* Aim
In the data below, find each line containing the string "standalone" and return it.

[Plotting code records]
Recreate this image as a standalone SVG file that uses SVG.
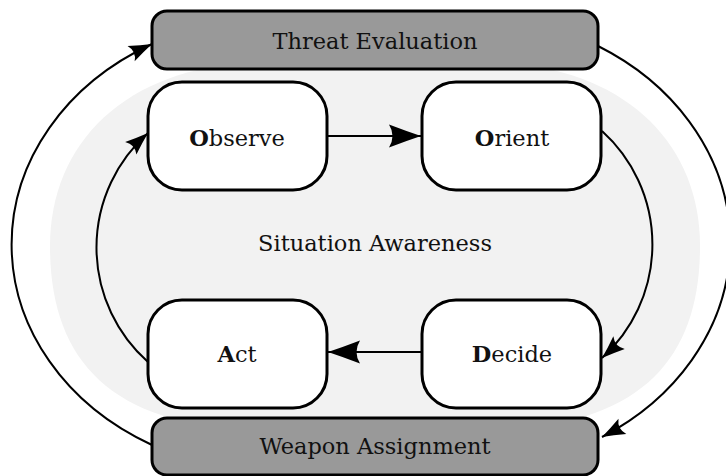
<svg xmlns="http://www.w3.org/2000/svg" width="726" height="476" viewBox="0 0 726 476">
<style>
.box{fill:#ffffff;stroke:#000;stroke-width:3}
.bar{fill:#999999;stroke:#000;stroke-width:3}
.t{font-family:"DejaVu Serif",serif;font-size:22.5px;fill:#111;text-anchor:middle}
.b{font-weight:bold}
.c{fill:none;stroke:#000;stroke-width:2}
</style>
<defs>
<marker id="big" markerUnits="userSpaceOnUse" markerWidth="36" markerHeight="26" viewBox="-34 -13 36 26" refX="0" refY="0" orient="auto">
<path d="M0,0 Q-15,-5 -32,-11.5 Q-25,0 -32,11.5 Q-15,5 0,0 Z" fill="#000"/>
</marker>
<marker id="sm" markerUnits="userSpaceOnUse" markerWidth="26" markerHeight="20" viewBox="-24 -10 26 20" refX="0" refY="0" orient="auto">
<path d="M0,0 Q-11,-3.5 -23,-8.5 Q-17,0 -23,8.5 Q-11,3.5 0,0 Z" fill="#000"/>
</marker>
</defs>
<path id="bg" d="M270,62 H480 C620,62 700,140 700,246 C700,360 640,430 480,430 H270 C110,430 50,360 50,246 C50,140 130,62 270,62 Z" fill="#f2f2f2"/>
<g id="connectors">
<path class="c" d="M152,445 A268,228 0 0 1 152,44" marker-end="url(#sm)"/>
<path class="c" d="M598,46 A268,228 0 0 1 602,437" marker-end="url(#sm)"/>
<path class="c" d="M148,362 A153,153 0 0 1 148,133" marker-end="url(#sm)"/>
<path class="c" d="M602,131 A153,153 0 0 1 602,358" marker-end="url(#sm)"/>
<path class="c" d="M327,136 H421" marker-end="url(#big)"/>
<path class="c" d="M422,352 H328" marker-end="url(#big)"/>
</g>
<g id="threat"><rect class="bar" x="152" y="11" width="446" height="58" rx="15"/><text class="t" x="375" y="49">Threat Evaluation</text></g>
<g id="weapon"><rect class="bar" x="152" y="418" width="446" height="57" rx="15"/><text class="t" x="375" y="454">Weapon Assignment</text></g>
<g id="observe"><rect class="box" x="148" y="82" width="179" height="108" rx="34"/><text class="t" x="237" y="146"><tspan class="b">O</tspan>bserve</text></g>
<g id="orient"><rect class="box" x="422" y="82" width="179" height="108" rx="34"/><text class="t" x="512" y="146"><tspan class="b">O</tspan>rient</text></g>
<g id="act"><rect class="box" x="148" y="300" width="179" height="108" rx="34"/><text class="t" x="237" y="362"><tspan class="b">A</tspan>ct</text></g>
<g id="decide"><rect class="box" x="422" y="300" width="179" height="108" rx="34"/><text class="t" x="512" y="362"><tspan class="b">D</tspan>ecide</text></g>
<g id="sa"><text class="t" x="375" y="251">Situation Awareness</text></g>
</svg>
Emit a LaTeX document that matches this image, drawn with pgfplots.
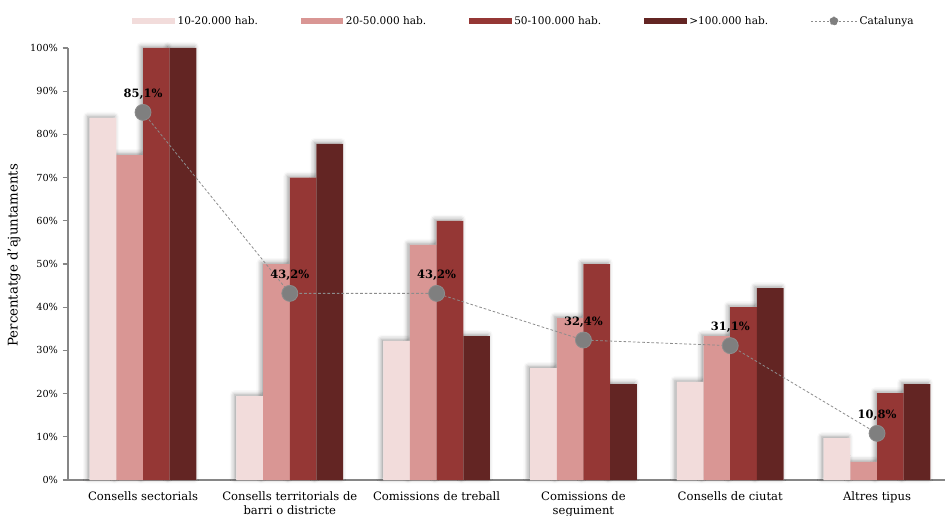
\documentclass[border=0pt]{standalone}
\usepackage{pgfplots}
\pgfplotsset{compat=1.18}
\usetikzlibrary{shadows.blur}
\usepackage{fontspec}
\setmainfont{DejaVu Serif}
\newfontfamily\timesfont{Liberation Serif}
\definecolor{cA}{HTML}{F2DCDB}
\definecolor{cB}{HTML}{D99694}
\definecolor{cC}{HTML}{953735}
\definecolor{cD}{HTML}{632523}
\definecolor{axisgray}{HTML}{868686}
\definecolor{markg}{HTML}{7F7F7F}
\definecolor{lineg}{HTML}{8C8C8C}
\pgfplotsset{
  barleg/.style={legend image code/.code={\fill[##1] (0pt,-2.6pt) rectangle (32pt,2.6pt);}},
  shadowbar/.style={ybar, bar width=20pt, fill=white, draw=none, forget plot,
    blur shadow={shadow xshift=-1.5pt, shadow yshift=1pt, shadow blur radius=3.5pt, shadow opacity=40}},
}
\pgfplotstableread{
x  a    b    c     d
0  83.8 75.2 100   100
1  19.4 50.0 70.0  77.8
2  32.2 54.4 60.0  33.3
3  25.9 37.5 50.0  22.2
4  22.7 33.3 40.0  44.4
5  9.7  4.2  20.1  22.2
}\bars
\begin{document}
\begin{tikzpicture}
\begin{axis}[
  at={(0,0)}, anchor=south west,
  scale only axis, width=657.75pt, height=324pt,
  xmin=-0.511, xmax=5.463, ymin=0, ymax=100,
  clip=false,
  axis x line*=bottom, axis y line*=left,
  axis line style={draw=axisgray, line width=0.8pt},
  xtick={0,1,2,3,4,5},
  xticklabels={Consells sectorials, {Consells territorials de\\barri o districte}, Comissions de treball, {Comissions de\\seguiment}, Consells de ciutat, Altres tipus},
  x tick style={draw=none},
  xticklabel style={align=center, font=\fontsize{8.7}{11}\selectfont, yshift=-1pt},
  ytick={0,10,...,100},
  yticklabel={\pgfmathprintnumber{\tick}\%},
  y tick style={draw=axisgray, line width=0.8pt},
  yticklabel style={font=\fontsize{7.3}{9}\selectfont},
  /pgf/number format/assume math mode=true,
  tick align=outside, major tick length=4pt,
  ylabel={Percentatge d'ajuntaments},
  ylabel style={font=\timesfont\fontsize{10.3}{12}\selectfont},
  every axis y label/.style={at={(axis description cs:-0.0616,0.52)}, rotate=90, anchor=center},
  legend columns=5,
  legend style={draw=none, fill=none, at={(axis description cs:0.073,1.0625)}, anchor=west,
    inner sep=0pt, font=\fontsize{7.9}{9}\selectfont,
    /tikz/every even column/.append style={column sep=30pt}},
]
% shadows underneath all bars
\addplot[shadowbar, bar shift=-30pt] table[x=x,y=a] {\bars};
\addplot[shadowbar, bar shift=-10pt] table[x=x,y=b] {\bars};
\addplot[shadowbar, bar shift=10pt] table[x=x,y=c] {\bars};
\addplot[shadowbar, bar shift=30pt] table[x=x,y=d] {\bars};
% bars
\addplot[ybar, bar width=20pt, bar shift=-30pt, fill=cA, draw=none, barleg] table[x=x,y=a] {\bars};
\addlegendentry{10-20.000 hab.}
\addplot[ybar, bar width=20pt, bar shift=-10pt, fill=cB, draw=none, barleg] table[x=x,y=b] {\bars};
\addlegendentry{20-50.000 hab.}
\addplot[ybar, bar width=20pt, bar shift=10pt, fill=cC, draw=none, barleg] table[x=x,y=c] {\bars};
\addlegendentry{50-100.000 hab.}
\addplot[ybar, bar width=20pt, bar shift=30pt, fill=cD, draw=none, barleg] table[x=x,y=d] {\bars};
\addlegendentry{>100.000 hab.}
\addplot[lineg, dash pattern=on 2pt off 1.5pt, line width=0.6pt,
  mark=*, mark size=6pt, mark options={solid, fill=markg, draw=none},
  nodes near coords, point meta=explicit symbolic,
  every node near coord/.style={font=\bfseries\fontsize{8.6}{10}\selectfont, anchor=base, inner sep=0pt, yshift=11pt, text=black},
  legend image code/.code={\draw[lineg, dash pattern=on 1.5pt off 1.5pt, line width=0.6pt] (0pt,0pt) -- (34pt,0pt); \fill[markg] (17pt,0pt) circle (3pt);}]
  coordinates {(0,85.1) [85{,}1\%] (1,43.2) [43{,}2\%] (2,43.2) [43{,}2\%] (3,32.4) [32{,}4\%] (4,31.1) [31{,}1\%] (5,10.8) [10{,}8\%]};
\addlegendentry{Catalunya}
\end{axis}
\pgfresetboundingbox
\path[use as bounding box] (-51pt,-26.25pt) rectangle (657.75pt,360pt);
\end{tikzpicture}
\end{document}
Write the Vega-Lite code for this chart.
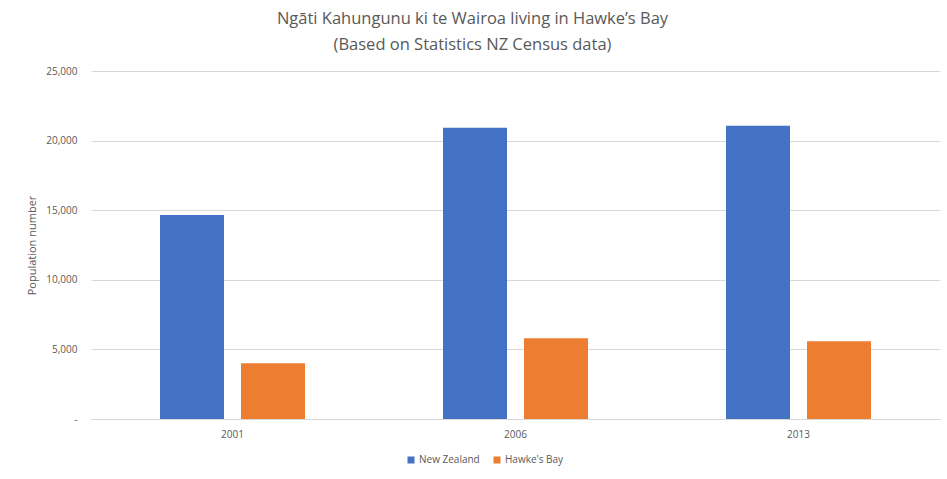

* Response below
Recreate this image as a standalone SVG file that uses SVG.
\documentclass[border=0pt]{standalone}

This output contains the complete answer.